Panos Apartments  Frog Town
In the Panos Apartment our whole family shared on kitchen, one living room, one bath, one bedroom and a very small closet.  By some comparative standards it now seems impossible that all of us could be packed into such a small space.  Since we had no comparison (as the every one in the canyon lived the same) it was okay and it was our home.  Each one of us had to wait for our turn at the bathroom, otherwise there were no inconveniences.   We entered the front door of our apartment through a small vestibule.  There was no main door to the four family vestibule so it wasn’t possible to insulate it it from the freezing winters and wind in the canyon.  That small cubical got so cold the cream on top of the bottles of milk left by the milkman would raise high above the top of the glass bottle with its cardboard cap riding atop.  It made a temping breakfast for the feral cats that hung around the apartment during the nights until Hogan Dairy supplied their customers with stamped metal boxes. 
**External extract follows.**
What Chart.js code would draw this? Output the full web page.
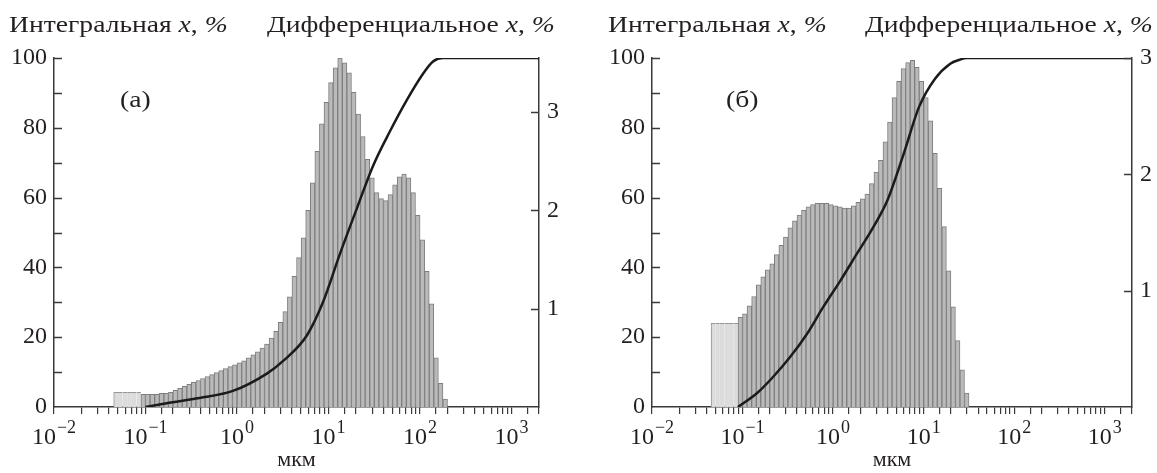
<!DOCTYPE html>
<html>
<head>
<meta charset="utf-8">
<script src="https://cdn.jsdelivr.net/npm/chart.js@4.4.1/dist/chart.umd.min.js"></script>
<style>
  body { margin: 0; background: #fff; }
  #wrap { position: relative; width: 1157px; height: 473px; font-family: "Liberation Serif", serif; color: #231f20; }
  canvas { position: absolute; top: 0; }
  .t { position: absolute; font-size: 24px; line-height: 24px; white-space: nowrap;
       transform: scaleX(1.15); transform-origin: left top; }
</style>
</head>
<body>
<div id="wrap">
  <canvas id="chartA" width="578" height="473" style="left:0"></canvas>
  <canvas id="chartB" width="579" height="473" style="left:578px"></canvas>

  <div class="t" style="left:9px;top:12px">Интегральная <i>x</i>, <i>%</i></div>
  <div class="t" style="left:267px;top:12px">Дифференциальное <i>x</i>, <i>%</i></div>
  <div class="t" style="left:120px;top:87px">(a)</div>

  <div class="t" style="left:608px;top:12px">Интегральная <i>x</i>, <i>%</i></div>
  <div class="t" style="left:865px;top:12px">Дифференциальное <i>x</i>, <i>%</i></div>
  <div class="t" style="left:726px;top:87px">(б)</div>
</div>

<script>
// size classes, µm (lower edges of the analyser bins)
const sizeClasses = [
  0.045, 0.050, 0.056, 0.063, 0.071, 0.080, 0.089, 0.100, 0.112, 0.126,
  0.142, 0.159, 0.178, 0.200, 0.224, 0.252, 0.283, 0.317, 0.356, 0.399,
  0.448, 0.502, 0.564, 0.632, 0.710, 0.796, 0.893, 1.002, 1.125, 1.262,
  1.416, 1.589, 1.783, 2.000, 2.244, 2.518, 2.825, 3.170, 3.557, 3.991,
  4.477, 5.024, 5.637, 6.325, 7.096, 7.962, 8.934, 10.02, 11.25, 12.62,
  14.16, 15.89, 17.83, 20.00, 22.44, 25.18, 28.25, 31.70, 35.57, 39.91,
  44.77, 50.24, 56.37, 63.25, 70.96, 79.62, 89.34, 100.2, 112.5, 126.2,
  141.6, 158.9, 178.3, 200.0
];

// (a) differential, % per class (light block first, then the main histogram)
const undersizeA = [0.15, 0.15, 0.15, 0.15, 0.15, 0.15];
const diffA = [
  0.13, 0.13, 0.13, 0.13, 0.14, 0.14, 0.15, 0.17, 0.19, 0.21,
  0.23, 0.25, 0.27, 0.29, 0.31, 0.33, 0.35, 0.37, 0.39, 0.41,
  0.43, 0.45, 0.47, 0.50, 0.53, 0.56, 0.60, 0.64, 0.70, 0.77,
  0.86, 0.97, 1.12, 1.33, 1.52, 1.72, 2.00, 2.28, 2.60, 2.88,
  3.10, 3.30, 3.45, 3.55, 3.50, 3.40, 3.20, 2.98, 2.75, 2.52,
  2.33, 2.18, 2.12, 2.10, 2.16, 2.26, 2.34, 2.37, 2.33, 2.18,
  1.95, 1.70, 1.38, 1.05, 0.50, 0.24, 0.08
];
// (a) integral curve
const cumSizeA = [0.1, 0.17, 0.39, 0.9, 2.1, 3.2, 5.8, 8.7, 13.4, 20.5, 30.6, 47, 72, 108, 139, 178, 2000];
const cumA     = [0, 1.1, 2.6, 4.6, 9.5, 13.2, 20.5, 30, 44, 57, 69, 79, 88, 95.5, 99, 100, 100];

// (б) differential
const undersizeB = [0.72, 0.72, 0.72, 0.72, 0.72, 0.72];
const diffB = [
  0.77, 0.80, 0.87, 0.95, 1.05, 1.12, 1.18, 1.23, 1.31, 1.39,
  1.46, 1.54, 1.60, 1.65, 1.69, 1.72, 1.74, 1.75, 1.75, 1.75,
  1.74, 1.73, 1.72, 1.71, 1.71, 1.73, 1.76, 1.79, 1.83, 1.92,
  2.02, 2.12, 2.28, 2.45, 2.66, 2.80, 2.91, 2.96, 2.98, 2.92,
  2.80, 2.66, 2.46, 2.18, 1.88, 1.55, 1.17, 0.86, 0.57, 0.32,
  0.12
];
// (б) integral curve
const cumSizeB = [0.089, 0.145, 0.217, 0.335, 0.516, 0.776, 1.19, 1.84, 2.77, 3.95, 5.93, 8.9, 13.3, 19.5, 25, 30, 2000];
const cumB     = [0, 4, 8.6, 14.3, 21, 28.6, 36, 44, 51.5, 59, 72, 86, 94, 98.3, 99.5, 100, 100];

const FONT = 'Liberation Serif';
const INK = '#231f20';
const AXIS = '#3a3a3a';

function binPoints(under, diff) {
  return under.concat(diff).map((v, j) => ({
    x: Math.sqrt(sizeClasses[j] * sizeClasses[j + 1]),
    y: v
  }));
}

function decadeExp(v) {
  const e = Math.round(Math.log10(v));
  return Math.abs(Math.pow(10, e) - v) / v < 1e-6 ? e : null;
}

// y ticks in the original point into the plot
const innerTicks = {
  id: 'innerTicks',
  afterDraw(chart) {
    const { ctx, chartArea } = chart;
    ctx.save();
    ctx.strokeStyle = AXIS;
    ctx.lineWidth = 1.5;
    ['yL', 'yR'].forEach(id => {
      const s = chart.scales[id];
      const left = id === 'yL';
      const x0 = left ? chartArea.left : chartArea.right;
      s.ticks.forEach(t => {
        if (t.value === 0) return;
        const y = Math.round(s.getPixelForValue(t.value)) + 0.5;
        ctx.beginPath();
        ctx.moveTo(x0, y);
        ctx.lineTo(left ? x0 + 8 : x0 - 8, y);
        ctx.stroke();
      });
    });
    ctx.restore();
  }
};

// decade labels 10^n with a real raised exponent
const decadeLabels = {
  id: 'decadeLabels',
  afterDraw(chart) {
    const s = chart.scales.x;
    const ctx = chart.ctx;
    const base = chart.chartArea.bottom + 37;
    ctx.save();
    ctx.fillStyle = INK;
    ctx.textAlign = 'left';
    ctx.textBaseline = 'alphabetic';
    s.ticks.forEach(t => {
      const e = decadeExp(t.value);
      if (e === null) return;
      const x = s.getPixelForValue(t.value);
      const exp = String(e).replace('-', '\u2212');
      ctx.font = `24px "${FONT}"`;
      const wb = ctx.measureText('10').width;
      ctx.font = `18px "${FONT}"`;
      const we = ctx.measureText(exp).width;
      const x0 = x - (wb + we + 1) / 2;
      ctx.font = `24px "${FONT}"`;
      ctx.fillText('10', x0, base);
      ctx.font = `18px "${FONT}"`;
      ctx.fillText(exp, x0 + wb + 1, base - 11);
    });
    ctx.restore();
  }
};

function makeChart(id, under, diff, cumX, cumY, rightMax, leftW, rightW) {
  const nLight = under.length;
  const bars = binPoints(under, diff);
  const curve = cumX.map((x, i) => ({ x: x, y: cumY[i] }));

  return new Chart(document.getElementById(id).getContext('2d'), {
    type: 'bar',
    data: {
      datasets: [
        {
          type: 'line',
          data: curve,
          yAxisID: 'yL',
          borderColor: '#1b1b1b',
          borderWidth: 2.5,
          pointRadius: 0,
          cubicInterpolationMode: 'monotone',
          fill: false,
          order: 0
        },
        {
          type: 'bar',
          data: bars,
          yAxisID: 'yR',
          barThickness: 'flex',
          categoryPercentage: 1,
          barPercentage: 1,
          backgroundColor: c => c.dataIndex < nLight ? '#dcdcdc' : '#bababa',
          borderColor: c => c.dataIndex < nLight ? '#969696' : '#7e7e7e',
          borderWidth: c => c.dataIndex < nLight
            ? { top: 1, left: c.dataIndex === 0 ? 1 : 0, right: 0 }
            : 1,
          borderSkipped: 'start',
          order: 1
        }
      ]
    },
    options: {
      responsive: false,
      animation: false,
      layout: { padding: { top: 58, left: 0, right: 0, bottom: 0 } },
      plugins: {
        legend: { display: false },
        tooltip: { enabled: false }
      },
      scales: {
        x: {
          type: 'logarithmic',
          min: 0.01,
          max: 2000,
          offset: false,
          grid: {
            offset: false,
            drawOnChartArea: false,
            drawTicks: true,
            tickLength: 7,
            color: AXIS,
            lineWidth: 1.2
          },
          border: { display: true, color: AXIS, width: 1.5 },
          ticks: {
            autoSkip: false,
            maxRotation: 0,
            minRotation: 0,
            callback: () => ''
          },
          title: {
            display: true,
            text: 'мкм',
            color: INK,
            font: { family: FONT, size: 22 },
            padding: { top: 0, bottom: 0 }
          },
          afterFit: s => { s.height = 66; }
        },
        yL: {
          position: 'left',
          min: 0,
          max: 100,
          grid: { display: false, drawTicks: false },
          border: { display: true, color: AXIS, width: 1.5 },
          ticks: {
            stepSize: 10,
            padding: 7,
            color: INK,
            font: { family: FONT, size: 24 },
            callback: v => (v % 20 === 0 ? String(v) : '')
          },
          afterFit: s => { s.width = leftW; }
        },
        yR: {
          position: 'right',
          min: 0,
          max: rightMax,
          grid: { display: false, drawTicks: false },
          border: { display: true, color: AXIS, width: 1.5 },
          ticks: {
            stepSize: 1,
            includeBounds: false,
            padding: 8,
            color: INK,
            font: { family: FONT, size: 24 },
            callback: v => (v === 0 ? '' : String(v))
          },
          afterFit: s => { s.width = rightW; }
        }
      }
    },
    plugins: [innerTicks, decadeLabels]
  });
}

makeChart('chartA', undersizeA, diffA, cumSizeA, cumA, 3.55, 54, 39);
makeChart('chartB', undersizeB, diffB, cumSizeB, cumB, 3.0, 74, 25);
</script>
</body>
</html>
The apartments wasn’t  insulated so we improvised by tearing long lengths of cloth and stuffing them around the windows and under the doors with a kitchen knife to keep out the cold.  It was by no means a space age solution, but it helped. 
The family kitchen, like kitchens everywhere was the heart of the house.  Our small gallery served a duel purpose.  When it was  fair outside it was used for cooking and eating.  In the hard winters it served as a laundry room when the sheets hanging clothes line would freeze so stiff and had to be hung in the kitchen form small ropes that stretched around the ceiling above the “monkey” stove and around the kitchen table.  This seasonal inconvenience was only a minor nuisance because of my family and the overpowering  smell of homemade bread, cinnamon rolls, cookies or cakes.  At the table Dad sat at one end, Mom on the other, Phyllis on one side and my best friend and brother, Max, on the other.   
The only drier was a wire clothes line.  It stretched between two posts that held up the porch on the apartment above.  After several years of hand washing on a wash board mother got an electric washer with a hand wringer.  In the summer months this antique Maytag washer was put outside and filled its roll there.  I can still smell the combination of hot water and hand-made soap which was a concoction of tallow, lye, and ashes collected over the winter from the monkey stove or the Heatrola.   One job I did not like was shaving those big yellow cakes into small chips so that they could dissolve into the hot water.  (When things were more financially stable my mother would use Oxydol soap granules. 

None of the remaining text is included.